_What to work on_.
Reproduce exactly, with no pictures, each line from the opening of the material down through the line containing "const barHours = 4;".

_Data block_.
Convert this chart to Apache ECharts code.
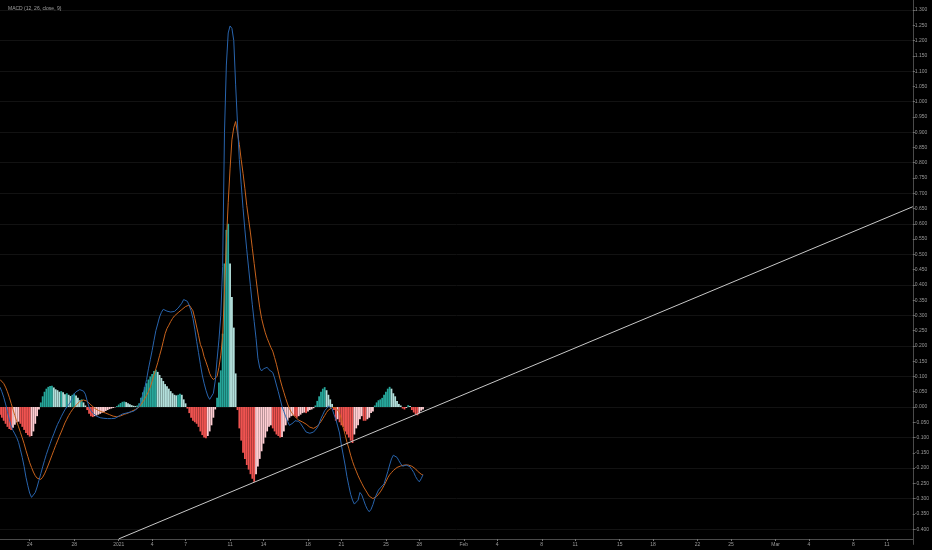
<!DOCTYPE html>
<html>
<head>
<meta charset="utf-8">
<script src="https://cdn.jsdelivr.net/npm/echarts@6/dist/echarts.min.js"></script>
<style>
html,body{margin:0;padding:0;background:#000;}
#c{width:932px;height:550px;}
</style>
</head>
<body>
<div id="c"></div>
<script>
// ---- data (4-hour bars starting 2020-12-21 08:00 UTC) ----
const firstBar = '2020-12-21 08:00';
const axisEnd = '2021-03-13 08:00';
const barHours = 4;

const macd = [
0.065,0.05,0.032,0.01,-0.015,-0.04,-0.062,-0.077,-0.088,-0.1,
-0.116,-0.14,-0.165,-0.195,-0.23,-0.258,-0.282,-0.296,-0.295,-0.28,
-0.262,-0.24,-0.218,-0.196,-0.175,-0.155,-0.137,-0.12,-0.103,-0.088,
-0.072,-0.057,-0.045,-0.032,-0.02,-0.009,0.0,0.008,0.016,0.03,
0.043,0.05,0.055,0.057,0.056,0.052,0.042,0.02,0.0,-0.012,
-0.02,-0.026,-0.03,-0.033,-0.035,-0.036,-0.037,-0.037,-0.038,-0.038,
-0.038,-0.038,-0.037,-0.034,-0.03,-0.026,-0.023,-0.021,-0.02,-0.019,
-0.017,-0.016,-0.014,-0.01,-0.005,0.002,0.02,0.042,0.062,0.09,
0.125,0.155,0.185,0.218,0.25,0.272,0.295,0.31,0.32,0.321,
0.314,0.31,0.311,0.312,0.313,0.318,0.324,0.33,0.34,0.352,
0.356,0.346,0.332,0.315,0.29,0.255,0.215,0.178,0.14,0.105,
0.078,0.055,0.036,0.025,0.025,0.045,0.085,0.155,0.22,0.3,
0.46,0.9,1.12,1.225,1.248,1.24,1.2,1.055,0.93,0.81,
0.73,0.65,0.58,0.515,0.455,0.395,0.335,0.28,0.225,0.16,
0.128,0.118,0.125,0.13,0.13,0.122,0.12,0.113,0.095,0.072,
0.05,0.026,0.002,-0.015,-0.032,-0.047,-0.06,-0.062,-0.052,-0.045,
-0.043,-0.047,-0.054,-0.06,-0.073,-0.082,-0.085,-0.086,-0.086,-0.082,
-0.076,-0.068,-0.055,-0.038,-0.025,-0.012,-0.005,0.003,0.007,-0.005,
-0.024,-0.04,-0.062,-0.085,-0.125,-0.157,-0.19,-0.228,-0.258,-0.286,
-0.305,-0.318,-0.322,-0.305,-0.28,-0.288,-0.305,-0.322,-0.335,-0.343,
-0.335,-0.32,-0.3,-0.285,-0.272,-0.265,-0.26,-0.252,-0.232,-0.212,
-0.19,-0.17,-0.158,-0.157,-0.165,-0.176,-0.186,-0.194,-0.193,-0.19,
-0.193,-0.196,-0.205,-0.214,-0.228,-0.238,-0.245,-0.235,-0.222
];

const signal = [
0.09,0.085,0.077,0.065,0.05,0.032,0.012,-0.008,-0.028,-0.047,
-0.065,-0.083,-0.101,-0.12,-0.142,-0.162,-0.182,-0.198,-0.213,-0.225,
-0.233,-0.238,-0.237,-0.23,-0.219,-0.205,-0.19,-0.174,-0.158,-0.142,
-0.126,-0.111,-0.096,-0.082,-0.067,-0.052,-0.04,-0.028,-0.018,-0.009,
-0.001,0.006,0.012,0.018,0.021,0.023,0.023,0.019,0.013,0.007,
0.002,-0.004,-0.008,-0.011,-0.013,-0.016,-0.018,-0.02,-0.023,-0.025,
-0.027,-0.03,-0.032,-0.032,-0.031,-0.029,-0.027,-0.024,-0.022,-0.02,
-0.017,-0.014,-0.011,-0.008,-0.005,0.0,0.008,0.017,0.027,0.038,
0.05,0.065,0.085,0.105,0.125,0.145,0.168,0.19,0.215,0.24,
0.257,0.268,0.28,0.29,0.298,0.304,0.309,0.314,0.319,0.325,
0.329,0.333,0.334,0.328,0.315,0.29,0.262,0.235,0.205,0.19,
0.165,0.148,0.13,0.11,0.097,0.09,0.088,0.1,0.13,0.17,
0.23,0.38,0.54,0.67,0.78,0.875,0.915,0.935,0.93,0.86,
0.81,0.765,0.715,0.66,0.615,0.57,0.52,0.47,0.42,0.37,
0.325,0.29,0.265,0.243,0.225,0.21,0.195,0.183,0.162,0.14,
0.115,0.09,0.068,0.048,0.028,0.01,-0.005,-0.017,-0.025,-0.032,
-0.038,-0.043,-0.046,-0.049,-0.052,-0.056,-0.061,-0.066,-0.069,-0.07,
-0.068,-0.063,-0.057,-0.048,-0.038,-0.028,-0.018,-0.01,-0.005,-0.002,
0.0,-0.002,-0.008,-0.02,-0.04,-0.068,-0.09,-0.115,-0.135,-0.158,
-0.178,-0.195,-0.21,-0.225,-0.238,-0.25,-0.262,-0.272,-0.282,-0.292,
-0.298,-0.3,-0.298,-0.293,-0.287,-0.278,-0.268,-0.257,-0.245,-0.232,
-0.222,-0.215,-0.208,-0.202,-0.198,-0.195,-0.193,-0.192,-0.19,-0.19,
-0.19,-0.191,-0.194,-0.198,-0.203,-0.21,-0.215,-0.22,-0.223
];

const histogram = [
-0.025,-0.035,-0.045,-0.055,-0.065,-0.072,-0.075,-0.068,-0.058,-0.05,
-0.048,-0.055,-0.065,-0.075,-0.085,-0.092,-0.097,-0.095,-0.08,-0.055,
-0.03,-0.008,0.015,0.035,0.05,0.06,0.066,0.069,0.07,0.064,
0.058,0.055,0.05,0.052,0.048,0.042,0.045,0.04,0.036,0.04,
0.044,0.038,0.03,0.022,0.025,0.015,0.005,-0.01,-0.022,-0.03,
-0.033,-0.03,-0.028,-0.025,-0.022,-0.019,-0.016,-0.013,-0.01,-0.007,
-0.005,-0.003,-0.001,0.003,0.008,0.013,0.017,0.018,0.016,0.012,
0.009,0.006,0.004,0.003,0.005,0.012,0.03,0.048,0.065,0.078,
0.09,0.1,0.108,0.118,0.122,0.115,0.105,0.095,0.085,0.075,
0.068,0.06,0.052,0.045,0.04,0.038,0.04,0.043,0.04,0.025,
0.012,-0.005,-0.02,-0.035,-0.045,-0.05,-0.055,-0.065,-0.08,-0.092,
-0.1,-0.102,-0.095,-0.08,-0.06,-0.035,-0.008,0.03,0.08,0.12,
0.24,0.47,0.58,0.6,0.47,0.36,0.26,0.11,-0.01,-0.07,
-0.11,-0.15,-0.17,-0.19,-0.205,-0.22,-0.235,-0.245,-0.22,-0.195,
-0.17,-0.145,-0.12,-0.1,-0.08,-0.065,-0.06,-0.07,-0.08,-0.09,
-0.095,-0.1,-0.098,-0.08,-0.06,-0.045,-0.035,-0.03,-0.028,-0.03,
-0.035,-0.03,-0.025,-0.02,-0.018,-0.02,-0.015,-0.01,-0.008,-0.004,
0.005,0.02,0.035,0.05,0.06,0.065,0.055,0.04,0.025,0.01,
-0.01,-0.045,-0.04,-0.05,-0.06,-0.065,-0.08,-0.09,-0.1,-0.11,
-0.118,-0.09,-0.07,-0.06,-0.04,-0.03,-0.045,-0.045,-0.04,-0.035,
-0.02,-0.015,0.005,0.015,0.022,0.025,0.03,0.04,0.05,0.06,
0.066,0.06,0.045,0.035,0.02,0.01,0.005,-0.005,-0.008,-0.003,
0.006,0.003,-0.01,-0.018,-0.024,-0.027,-0.02,-0.012,-0.008
];

// trend line drawn on the pane (two anchor points: time, value)
const trendLine = [['2021-01-01 00:00', -0.432], ['2021-03-13 08:00', 0.656]];

// date-axis tick labels
const tickLabels = [
['2020-12-24 00:00','24'],['2020-12-28 00:00','28'],['2021-01-01 00:00','2021'],
['2021-01-04 00:00','4'],['2021-01-07 00:00','7'],['2021-01-11 00:00','11'],
['2021-01-14 00:00','14'],['2021-01-18 00:00','18'],['2021-01-21 00:00','21'],
['2021-01-25 00:00','25'],['2021-01-28 00:00','28'],['2021-02-01 00:00','Feb'],
['2021-02-04 00:00','4'],['2021-02-08 00:00','8'],['2021-02-11 00:00','11'],
['2021-02-15 00:00','15'],['2021-02-18 00:00','18'],['2021-02-22 00:00','22'],
['2021-02-25 00:00','25'],['2021-03-01 00:00','Mar'],['2021-03-04 00:00','4'],
['2021-03-08 00:00','8'],['2021-03-11 00:00','11']
];

const title = 'MACD (12, 26, close, 9)';

// ---- build category axis (every 4h slot) ----
function parseUTC(s){
  const [d,t] = s.split(' ');
  const [Y,M,D] = d.split('-').map(Number);
  const [h,m] = t.split(':').map(Number);
  return Date.UTC(Y, M-1, D, h, m);
}
function pad(n){ return (n<10?'0':'')+n; }
function fmt(ms){
  const d = new Date(ms);
  return d.getUTCFullYear()+'-'+pad(d.getUTCMonth()+1)+'-'+pad(d.getUTCDate())+' '+pad(d.getUTCHours())+':'+pad(d.getUTCMinutes());
}
const categories = [];
for (let t = parseUTC(firstBar); t <= parseUTC(axisEnd); t += barHours*3600*1000) categories.push(fmt(t));

const labelMap = {};
tickLabels.forEach(([k,v]) => labelMap[k] = v);

const histColors = {posUp:'#26a69a', posDown:'#b2dfdb', negDown:'#ef5350', negUp:'#ffcdd2'};

const chart = echarts.init(document.getElementById('c'), null, {renderer:'canvas'});
const font = 'Liberation Sans';
chart.setOption({
  backgroundColor: '#000000',
  animation: false,
  title: {
    text: title, left: 3, top: 1,
    textStyle: {fontSize: 5, color: '#a0a0a0', fontWeight: 'normal', fontFamily: font}
  },
  grid: {left: 0, right: 15.3, top: 0, bottom: 5.6, containLabel: false},
  xAxis: {
    type: 'category',
    data: categories,
    boundaryGap: false,
    offset: -5.4,
    axisLine: {show: true, onZero: false, lineStyle: {color: '#4a4a4a', width: 1}},
    axisTick: {show: true, length: 2, interval: (i, v) => labelMap[v] !== undefined, lineStyle: {color: '#777'}},
    axisLabel: {
      show: true, interval: (i, v) => labelMap[v] !== undefined,
      formatter: v => labelMap[v] || '', fontSize: 5, color: '#9a9a9a', margin: 3, fontFamily: font,
      hideOverlap: false
    },
    splitLine: {show: false}
  },
  yAxis: {
    type: 'value',
    position: 'right',
    min: -0.45, max: 1.333, interval: 0.05,
    axisLine: {show: true, lineStyle: {color: '#4a4a4a', width: 1}},
    axisTick: {show: true, length: 2, lineStyle: {color: '#777'}},
    axisLabel: {
      show: true, fontSize: 5, color: '#9a9a9a', margin: 2, fontFamily: font,
      showMinLabel: false, showMaxLabel: false,
      formatter: v => { const r = Math.round(v*1000)/1000; if (Math.abs(r*20 - Math.round(r*20)) > 1e-6) return ''; return (Math.abs(r) < 1e-9 ? 0 : r).toFixed(3); }
    },
    splitLine: {show: true, lineStyle: {color: ['rgba(0,0,0,0)', '#121212'], width: 1}}
  },
  series: [
    {
      name: 'Histogram', type: 'bar', data: histogram, barWidth: 1.8,
      itemStyle: {
        color: p => {
          const v = histogram[p.dataIndex];
          const prev = p.dataIndex > 0 ? histogram[p.dataIndex-1] : v;
          if (v >= 0) return v >= prev ? histColors.posUp : histColors.posDown;
          return v <= prev ? histColors.negDown : histColors.negUp;
        }
      },
      z: 1
    },
    {
      name: 'MACD', type: 'line', data: macd, symbol: 'none', smooth: false,
      lineStyle: {color: '#2864ad', width: 1}, z: 3
    },
    {
      name: 'Signal', type: 'line', data: signal, symbol: 'none', smooth: false,
      lineStyle: {color: '#c9631c', width: 1}, z: 2
    },
    {
      name: 'Trend', type: 'line', data: trendLine, symbol: 'none',
      lineStyle: {color: '#c8c8c8', width: 1}, z: 4
    }
  ]
});
</script>
</body>
</html>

_Final answer_.
Convert this chart to Apache ECharts code.
<!DOCTYPE html>
<html>
<head>
<meta charset="utf-8">
<script src="https://cdn.jsdelivr.net/npm/echarts@6/dist/echarts.min.js"></script>
<style>
html,body{margin:0;padding:0;background:#000;}
#c{width:932px;height:550px;}
</style>
</head>
<body>
<div id="c"></div>
<script>
// ---- data (4-hour bars starting 2020-12-21 08:00 UTC) ----
const firstBar = '2020-12-21 08:00';
const axisEnd = '2021-03-13 08:00';
const barHours = 4;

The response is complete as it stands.